I straight up lol'ed today at a Lib Dems winning here placard. It was a huge one in an area of London where maybe 900 people voted Lib Dem for the euros.

Gary Elsby said...

Yes Phil....but:

Clegg's hand was forced due to Labour's unwillingness to lead.
Therefore a coalition was forced.
In one instant, the Liberal party became a partner in crime.
Liberals cried themselves to sleep and forgiveness is hard to give.

Meanwhile, Dave ransacks the Country and still holds power with a winning formula for 2015.
It doesn't seem fair somehow, does it.

The Liberals will always be Liberal and reject the other mainstreamers as too severe all round and so they shall seek penance within themselves and present themselves as a modern tax sharing party bent on civil freedoms and reform.

I see their main rivals for 2015 as the Uber-Labour Party (uniforms the lot), the Greens.

asquith said...

Clegg, imho, has dealt a pretty woeful hand remarkably well. I don't think anyone could have done it better, and that (plus the fact that, unlike Shameron, he actually bothered consulting his party over coalition) he has faced less dissent within the ranks.

The prospect of me supporting them was finally killed off after so many of them revealed ugly, bigoted attitudes during the Maajid Nawaz controversy. As a secularist, I found their failure to support to Maajid utterly heinous. David "the Jews" Ward, Jenny Tonge, and then Meral Ece, were personal insults.

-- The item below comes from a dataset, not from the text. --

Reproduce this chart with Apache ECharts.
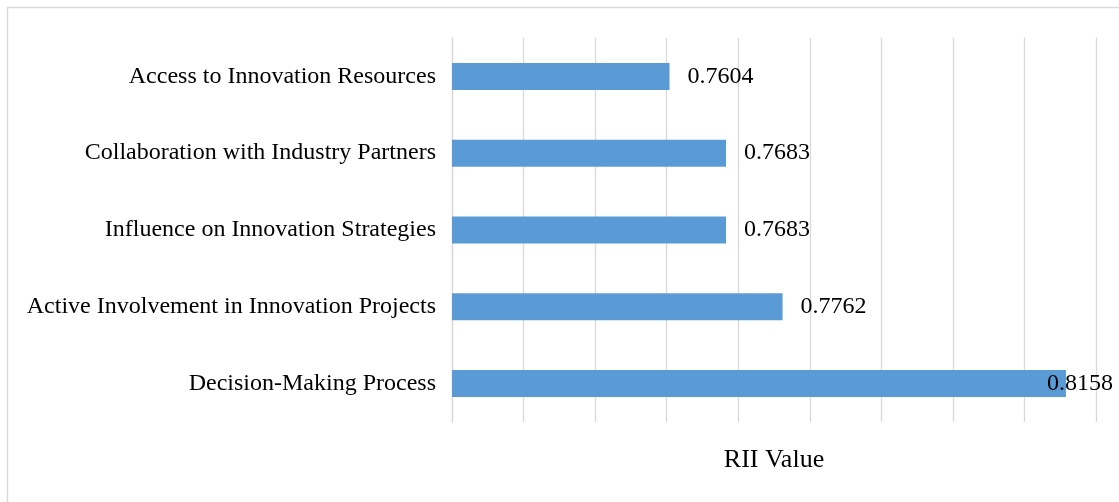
<!DOCTYPE html>
<html>
<head>
<meta charset="utf-8">
<script src="https://cdn.jsdelivr.net/npm/echarts@6/dist/echarts.min.js"></script>
<style>
  html, body { margin: 0; padding: 0; background: #fff; }
  #chart { width: 1119px; height: 502px; }
</style>
</head>
<body>
<div id="chart"></div>
<script>
const categories = [
  'Access to Innovation Resources',
  'Collaboration with Industry Partners',
  'Influence on Innovation Strategies',
  'Active Involvement in Innovation Projects',
  'Decision-Making Process'
];
const riiValues = [0.7604, 0.7683, 0.7683, 0.7762, 0.8158];
const axisMin = 0.73;
const axisMax = 0.82;
const axisStep = 0.01;

const chart = echarts.init(document.getElementById('chart'));
const font = '"Liberation Serif", "Times New Roman", serif';

// last bar runs off the right so its label slides back over the bar end
const barData = riiValues.map((v, i) => {
  const item = {value: v};
  if (i === riiValues.length - 1) {
    item.label = {offset: [-37, 0]};
  }
  return item;
});

chart.setOption({
  animation: false,
  backgroundColor: '#fff',
  graphic: [{
    type: 'rect',
    shape: {x: 7.5, y: 7.5, width: 1140, height: 520},
    style: {fill: 'none', stroke: '#d9d9d9', lineWidth: 1.5},
    silent: true
  }],
  grid: {left: 452, right: 23, top: 38, bottom: 80},
  xAxis: {
    type: 'value',
    min: axisMin,
    max: axisMax,
    interval: axisStep,
    axisLabel: {show: false},
    axisLine: {show: false},
    axisTick: {show: false},
    splitLine: {lineStyle: {color: '#d9d9d9', width: 1.3}},
    name: 'RII Value',
    nameLocation: 'middle',
    nameGap: 25,
    nameTextStyle: {fontFamily: font, fontSize: 26, color: '#000'}
  },
  yAxis: {
    type: 'category',
    inverse: true,
    data: categories,
    axisLine: {show: true, lineStyle: {color: '#d9d9d9', width: 1.3}},
    axisTick: {show: false},
    axisLabel: {fontFamily: font, fontSize: 24, color: '#000', margin: 16}
  },
  series: [{
    type: 'bar',
    data: barData,
    barWidth: 27,
    itemStyle: {color: '#5b9bd5'},
    label: {
      show: true,
      position: 'right',
      distance: 18,
      fontFamily: font,
      fontSize: 24,
      color: '#000',
      formatter: p => p.value.toFixed(4)
    }
  }]
});
</script>
</body>
</html>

They have fallen on their own sword rather than let this country be an ungovernable Belgium II, as it would have been if the coalition wasn't formed. And even though I oppose things like the bedroom tax, they can't be called Cleggover's fault. I don't support them but it's not him that I blame.

What I think is this. Kippers, even though I hate them, have shown once and for all that we need fair votes in this country. I would abhor anything their representatives did but that's democracy, they deserve representation. So I hope PR gets onto the agenda (this would in fact result in a Liberal Democrat comeback too). That is what needs to be on the agenda after 2015.